Luckily for us, it started to work again a few hours later and seems to be OK now. That was a close call and a huge relief.

The ferry crossing to Orkney was nice, with a nice play area for children and an information area stocked with brochures and free papers about the islands. It wasn’t as busy as the crossings we’ve done in the west, so the lunch queue was short and there was plenty of seating all around the boat. This made for a nice, relaxed atmosphere.

The weather had also cooperated, so we got a good view of the islands as we came in, including a crystal-clear gander at the Old Man of Hoy.

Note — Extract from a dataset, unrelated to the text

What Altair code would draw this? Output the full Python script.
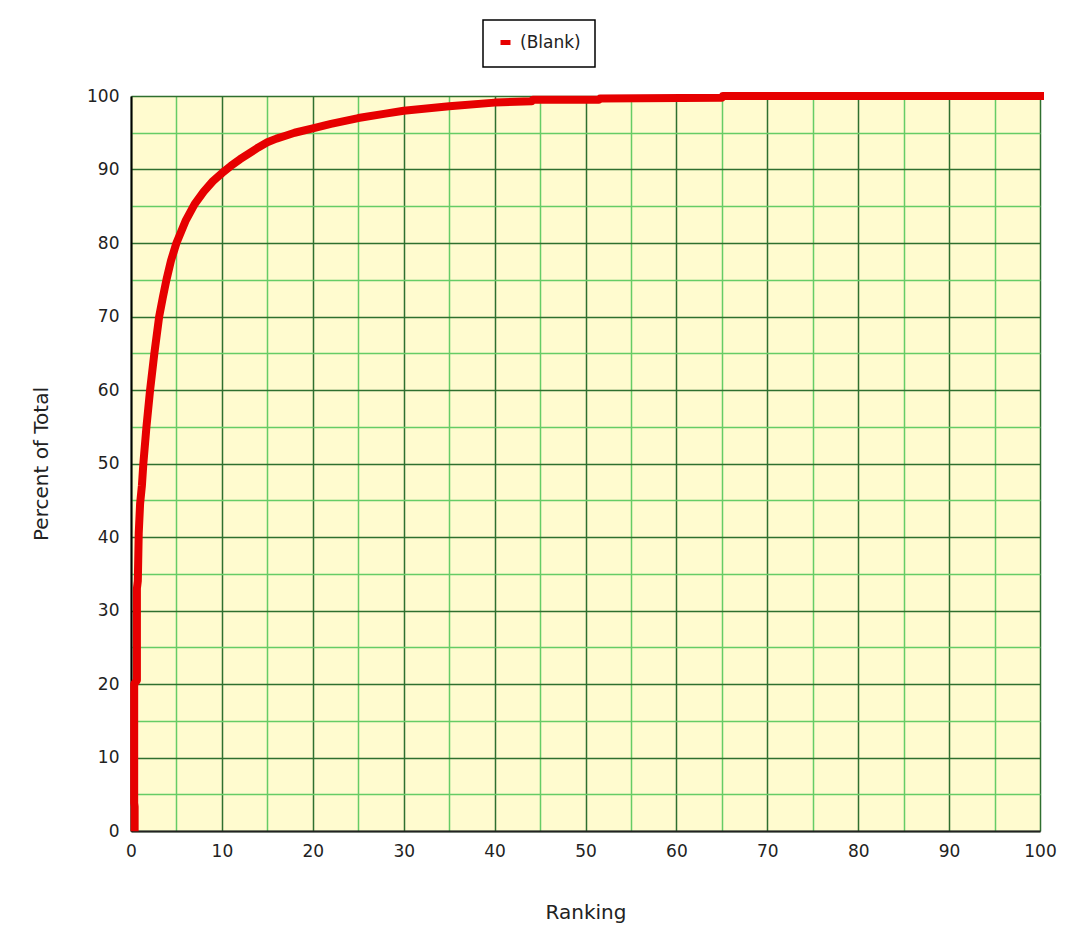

We docked in Stromness on an island confusingly named Mainland. We had seen our hotel from the boat as it docked, so we knew that it was just around the corner from the quay. I checked us in, but didn’t bother to haul our suitcases inside, as that would take too much time and it was already nearly 15:00.

Instead, we drove out to Stenness to look at a couple of sites with standing stones. Afterwards, we came back to Stromness for a mosey around town. It’s an quaint little oddity of a place, paved with flagstones and flanked by a mixture of flowering gardens and drab stone houses. Its backdrop of water and the island of Hoy is indisputably appealing.

There appear to be fewer foreign vehicles here, but perhaps they’re all in Kirkwall. We’re certainly not the only foreign visitors, though, as they were swarming over the couple of sights we visited.